**What the task requires:**
In the entries below, repeat only the lines between those holding "Recreate this image" and "fontsize=15, color=text_color, labelpad=10)", inclusive. Leave pictures out.

— start Material to process —

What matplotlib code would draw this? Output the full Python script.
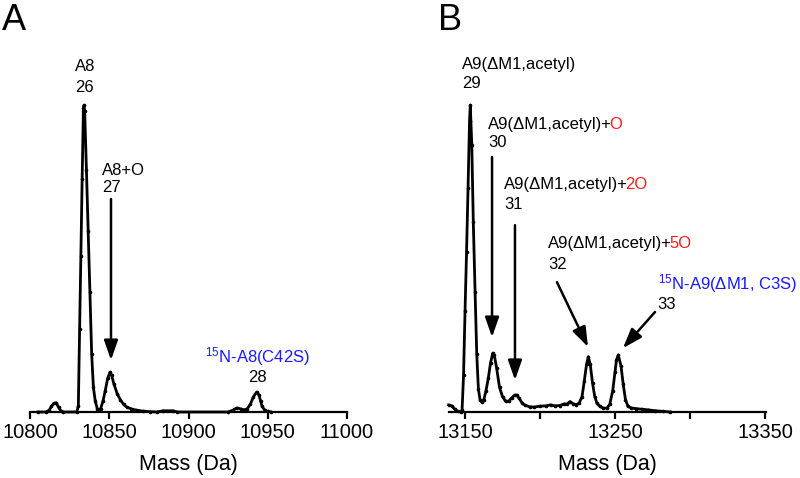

— end Material to process —
— start Material to process —

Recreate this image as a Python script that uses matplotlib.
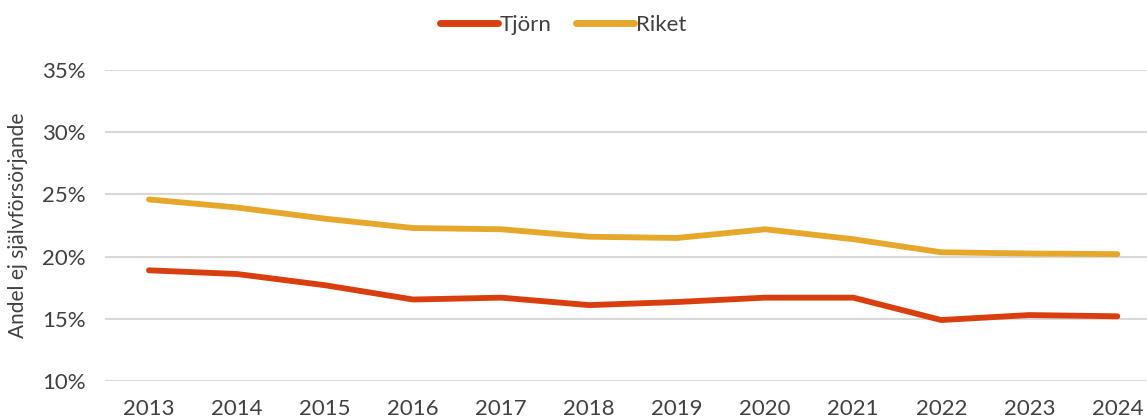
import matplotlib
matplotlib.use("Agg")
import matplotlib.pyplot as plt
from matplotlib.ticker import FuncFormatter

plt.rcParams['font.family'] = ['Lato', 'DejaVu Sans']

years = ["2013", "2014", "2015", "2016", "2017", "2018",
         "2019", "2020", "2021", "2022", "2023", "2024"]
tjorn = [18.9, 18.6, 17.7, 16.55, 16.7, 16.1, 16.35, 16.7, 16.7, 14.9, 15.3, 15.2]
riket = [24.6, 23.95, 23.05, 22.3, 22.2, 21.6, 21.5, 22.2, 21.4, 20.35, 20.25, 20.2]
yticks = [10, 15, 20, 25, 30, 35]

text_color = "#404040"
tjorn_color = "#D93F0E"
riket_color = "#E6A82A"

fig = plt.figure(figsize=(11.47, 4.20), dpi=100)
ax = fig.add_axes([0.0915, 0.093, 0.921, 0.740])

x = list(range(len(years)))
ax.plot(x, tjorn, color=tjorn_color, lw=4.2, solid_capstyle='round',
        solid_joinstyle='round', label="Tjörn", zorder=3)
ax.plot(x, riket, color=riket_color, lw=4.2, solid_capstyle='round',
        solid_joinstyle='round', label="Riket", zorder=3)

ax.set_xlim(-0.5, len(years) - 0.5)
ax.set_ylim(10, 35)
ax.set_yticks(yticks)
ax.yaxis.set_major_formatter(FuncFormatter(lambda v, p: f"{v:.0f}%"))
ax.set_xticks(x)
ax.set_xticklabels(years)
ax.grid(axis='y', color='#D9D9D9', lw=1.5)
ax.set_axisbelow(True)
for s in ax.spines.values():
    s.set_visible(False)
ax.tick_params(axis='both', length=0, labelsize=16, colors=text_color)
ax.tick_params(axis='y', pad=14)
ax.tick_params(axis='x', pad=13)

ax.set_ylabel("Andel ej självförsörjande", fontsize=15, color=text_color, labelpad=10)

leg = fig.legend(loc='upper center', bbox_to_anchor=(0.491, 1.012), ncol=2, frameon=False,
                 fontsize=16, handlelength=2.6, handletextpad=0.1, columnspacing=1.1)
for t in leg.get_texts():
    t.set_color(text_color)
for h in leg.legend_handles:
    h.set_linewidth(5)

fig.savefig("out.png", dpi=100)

— end Material to process —
— start Material to process —

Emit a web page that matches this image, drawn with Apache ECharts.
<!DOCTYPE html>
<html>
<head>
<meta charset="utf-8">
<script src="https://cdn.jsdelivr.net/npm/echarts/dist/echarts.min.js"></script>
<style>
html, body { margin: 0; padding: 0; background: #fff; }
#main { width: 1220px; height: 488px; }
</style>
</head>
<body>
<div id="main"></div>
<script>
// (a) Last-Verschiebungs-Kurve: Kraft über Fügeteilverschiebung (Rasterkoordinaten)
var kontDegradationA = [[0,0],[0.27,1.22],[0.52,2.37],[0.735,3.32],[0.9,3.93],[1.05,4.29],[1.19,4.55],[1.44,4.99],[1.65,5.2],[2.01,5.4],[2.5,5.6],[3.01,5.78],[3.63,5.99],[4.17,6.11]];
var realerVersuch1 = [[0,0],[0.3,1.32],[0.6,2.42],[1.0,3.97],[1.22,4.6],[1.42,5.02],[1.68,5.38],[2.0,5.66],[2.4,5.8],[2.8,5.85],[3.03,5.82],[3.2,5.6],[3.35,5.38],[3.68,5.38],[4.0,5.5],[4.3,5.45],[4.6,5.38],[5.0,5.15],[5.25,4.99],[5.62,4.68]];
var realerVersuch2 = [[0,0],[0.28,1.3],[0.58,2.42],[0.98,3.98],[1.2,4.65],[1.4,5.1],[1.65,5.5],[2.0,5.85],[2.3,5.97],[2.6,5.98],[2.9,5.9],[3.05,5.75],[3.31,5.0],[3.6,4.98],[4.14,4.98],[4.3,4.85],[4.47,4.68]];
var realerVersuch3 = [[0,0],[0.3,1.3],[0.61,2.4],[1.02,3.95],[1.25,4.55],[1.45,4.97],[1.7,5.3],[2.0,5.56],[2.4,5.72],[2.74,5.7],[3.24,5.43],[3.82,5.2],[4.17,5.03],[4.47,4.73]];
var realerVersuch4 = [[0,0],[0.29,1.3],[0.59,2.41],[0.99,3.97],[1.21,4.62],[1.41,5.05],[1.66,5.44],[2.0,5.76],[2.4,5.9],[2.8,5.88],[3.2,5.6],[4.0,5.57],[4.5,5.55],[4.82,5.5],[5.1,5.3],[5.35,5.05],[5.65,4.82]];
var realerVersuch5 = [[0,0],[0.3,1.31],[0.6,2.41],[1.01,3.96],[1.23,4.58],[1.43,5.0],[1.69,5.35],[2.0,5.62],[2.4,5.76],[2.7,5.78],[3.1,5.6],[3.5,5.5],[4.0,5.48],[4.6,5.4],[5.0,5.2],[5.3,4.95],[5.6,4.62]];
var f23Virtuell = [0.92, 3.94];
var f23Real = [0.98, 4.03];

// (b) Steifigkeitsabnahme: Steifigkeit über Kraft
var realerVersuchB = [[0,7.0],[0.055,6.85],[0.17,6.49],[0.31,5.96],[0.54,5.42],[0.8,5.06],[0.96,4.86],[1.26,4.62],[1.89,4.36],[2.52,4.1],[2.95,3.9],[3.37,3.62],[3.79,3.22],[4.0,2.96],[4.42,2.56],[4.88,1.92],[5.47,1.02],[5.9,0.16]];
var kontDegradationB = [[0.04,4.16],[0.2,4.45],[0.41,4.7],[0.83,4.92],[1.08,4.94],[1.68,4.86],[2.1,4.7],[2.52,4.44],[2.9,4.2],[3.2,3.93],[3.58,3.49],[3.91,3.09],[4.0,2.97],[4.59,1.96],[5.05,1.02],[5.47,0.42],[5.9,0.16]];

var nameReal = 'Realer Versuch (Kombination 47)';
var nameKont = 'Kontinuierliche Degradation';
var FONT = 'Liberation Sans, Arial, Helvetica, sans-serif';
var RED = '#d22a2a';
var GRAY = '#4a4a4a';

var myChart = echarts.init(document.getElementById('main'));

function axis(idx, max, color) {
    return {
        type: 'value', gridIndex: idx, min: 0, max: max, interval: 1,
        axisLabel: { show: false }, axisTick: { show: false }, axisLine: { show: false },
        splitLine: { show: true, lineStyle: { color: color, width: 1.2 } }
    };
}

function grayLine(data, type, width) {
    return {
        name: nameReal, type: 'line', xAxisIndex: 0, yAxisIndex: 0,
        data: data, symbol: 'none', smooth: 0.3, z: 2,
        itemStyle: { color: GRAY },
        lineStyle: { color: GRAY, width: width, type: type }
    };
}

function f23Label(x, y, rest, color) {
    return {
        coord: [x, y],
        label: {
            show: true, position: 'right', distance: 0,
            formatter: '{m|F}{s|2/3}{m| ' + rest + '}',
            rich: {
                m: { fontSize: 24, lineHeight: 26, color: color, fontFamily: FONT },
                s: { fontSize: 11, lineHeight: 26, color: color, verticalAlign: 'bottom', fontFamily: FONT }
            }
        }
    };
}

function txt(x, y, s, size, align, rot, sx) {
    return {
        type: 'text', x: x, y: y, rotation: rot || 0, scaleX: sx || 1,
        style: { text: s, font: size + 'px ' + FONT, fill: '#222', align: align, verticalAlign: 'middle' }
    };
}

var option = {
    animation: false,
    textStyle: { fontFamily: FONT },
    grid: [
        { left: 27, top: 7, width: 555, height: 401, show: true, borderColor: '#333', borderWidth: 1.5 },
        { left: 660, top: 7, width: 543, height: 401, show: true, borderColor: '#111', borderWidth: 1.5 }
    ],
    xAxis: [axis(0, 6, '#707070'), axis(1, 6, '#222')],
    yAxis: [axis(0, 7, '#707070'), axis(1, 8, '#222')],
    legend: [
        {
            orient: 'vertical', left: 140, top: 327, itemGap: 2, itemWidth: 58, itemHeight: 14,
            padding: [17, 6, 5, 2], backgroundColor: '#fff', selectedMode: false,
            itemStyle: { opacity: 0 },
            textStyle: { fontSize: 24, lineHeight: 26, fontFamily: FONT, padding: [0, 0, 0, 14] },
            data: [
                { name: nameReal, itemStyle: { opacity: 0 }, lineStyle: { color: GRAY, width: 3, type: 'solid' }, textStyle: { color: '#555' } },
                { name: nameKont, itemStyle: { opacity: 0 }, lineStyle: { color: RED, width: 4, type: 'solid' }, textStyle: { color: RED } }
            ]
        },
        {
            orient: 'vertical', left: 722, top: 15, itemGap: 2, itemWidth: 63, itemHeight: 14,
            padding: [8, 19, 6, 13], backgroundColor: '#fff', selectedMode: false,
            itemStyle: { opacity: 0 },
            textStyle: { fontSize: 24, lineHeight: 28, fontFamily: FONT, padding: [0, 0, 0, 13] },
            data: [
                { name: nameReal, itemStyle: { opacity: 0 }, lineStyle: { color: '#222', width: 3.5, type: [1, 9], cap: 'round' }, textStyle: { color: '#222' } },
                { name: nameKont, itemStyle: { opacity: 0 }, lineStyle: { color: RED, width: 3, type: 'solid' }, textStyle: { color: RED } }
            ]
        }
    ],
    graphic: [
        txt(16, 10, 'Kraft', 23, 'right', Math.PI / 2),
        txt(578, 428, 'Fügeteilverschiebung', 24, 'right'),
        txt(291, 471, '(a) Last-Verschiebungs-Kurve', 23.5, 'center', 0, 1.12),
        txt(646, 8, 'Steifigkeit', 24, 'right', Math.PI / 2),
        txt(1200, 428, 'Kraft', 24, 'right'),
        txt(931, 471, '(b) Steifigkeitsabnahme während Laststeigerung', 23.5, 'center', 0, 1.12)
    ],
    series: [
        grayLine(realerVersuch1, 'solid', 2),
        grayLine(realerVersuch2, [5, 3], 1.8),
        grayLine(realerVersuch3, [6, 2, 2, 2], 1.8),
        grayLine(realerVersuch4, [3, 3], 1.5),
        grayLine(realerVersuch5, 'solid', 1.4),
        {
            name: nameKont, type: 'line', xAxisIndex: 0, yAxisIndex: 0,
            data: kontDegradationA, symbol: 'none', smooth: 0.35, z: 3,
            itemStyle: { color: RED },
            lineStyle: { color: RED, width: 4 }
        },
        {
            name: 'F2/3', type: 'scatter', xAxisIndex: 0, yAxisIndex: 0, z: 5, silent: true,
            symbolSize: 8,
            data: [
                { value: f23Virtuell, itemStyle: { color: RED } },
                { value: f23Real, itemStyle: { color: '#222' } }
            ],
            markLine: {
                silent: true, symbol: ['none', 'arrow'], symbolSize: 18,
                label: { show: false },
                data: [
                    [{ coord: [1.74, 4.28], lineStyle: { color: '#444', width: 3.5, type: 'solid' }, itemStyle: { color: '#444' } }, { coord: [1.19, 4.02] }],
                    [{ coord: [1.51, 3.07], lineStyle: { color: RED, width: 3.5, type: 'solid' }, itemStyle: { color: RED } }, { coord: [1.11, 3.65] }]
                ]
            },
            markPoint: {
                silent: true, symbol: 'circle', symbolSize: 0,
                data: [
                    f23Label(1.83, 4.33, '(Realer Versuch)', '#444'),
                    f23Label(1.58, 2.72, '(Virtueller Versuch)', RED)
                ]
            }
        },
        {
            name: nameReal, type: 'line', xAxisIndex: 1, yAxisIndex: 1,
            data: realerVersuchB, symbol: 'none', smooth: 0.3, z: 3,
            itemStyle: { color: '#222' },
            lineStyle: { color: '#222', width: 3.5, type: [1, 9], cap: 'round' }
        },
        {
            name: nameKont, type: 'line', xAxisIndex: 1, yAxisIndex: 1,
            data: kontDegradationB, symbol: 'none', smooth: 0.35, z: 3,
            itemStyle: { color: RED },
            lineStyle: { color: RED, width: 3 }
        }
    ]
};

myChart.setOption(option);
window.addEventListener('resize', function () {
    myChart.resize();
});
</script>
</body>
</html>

— end Material to process —

**Final result:**
Recreate this image as a Python script that uses matplotlib.
import matplotlib
matplotlib.use("Agg")
import matplotlib.pyplot as plt
from matplotlib.ticker import FuncFormatter

plt.rcParams['font.family'] = ['Lato', 'DejaVu Sans']

years = ["2013", "2014", "2015", "2016", "2017", "2018",
         "2019", "2020", "2021", "2022", "2023", "2024"]
tjorn = [18.9, 18.6, 17.7, 16.55, 16.7, 16.1, 16.35, 16.7, 16.7, 14.9, 15.3, 15.2]
riket = [24.6, 23.95, 23.05, 22.3, 22.2, 21.6, 21.5, 22.2, 21.4, 20.35, 20.25, 20.2]
yticks = [10, 15, 20, 25, 30, 35]

text_color = "#404040"
tjorn_color = "#D93F0E"
riket_color = "#E6A82A"

fig = plt.figure(figsize=(11.47, 4.20), dpi=100)
ax = fig.add_axes([0.0915, 0.093, 0.921, 0.740])

x = list(range(len(years)))
ax.plot(x, tjorn, color=tjorn_color, lw=4.2, solid_capstyle='round',
        solid_joinstyle='round', label="Tjörn", zorder=3)
ax.plot(x, riket, color=riket_color, lw=4.2, solid_capstyle='round',
        solid_joinstyle='round', label="Riket", zorder=3)

ax.set_xlim(-0.5, len(years) - 0.5)
ax.set_ylim(10, 35)
ax.set_yticks(yticks)
ax.yaxis.set_major_formatter(FuncFormatter(lambda v, p: f"{v:.0f}%"))
ax.set_xticks(x)
ax.set_xticklabels(years)
ax.grid(axis='y', color='#D9D9D9', lw=1.5)
ax.set_axisbelow(True)
for s in ax.spines.values():
    s.set_visible(False)
ax.tick_params(axis='both', length=0, labelsize=16, colors=text_color)
ax.tick_params(axis='y', pad=14)
ax.tick_params(axis='x', pad=13)

ax.set_ylabel("Andel ej självförsörjande", fontsize=15, color=text_color, labelpad=10)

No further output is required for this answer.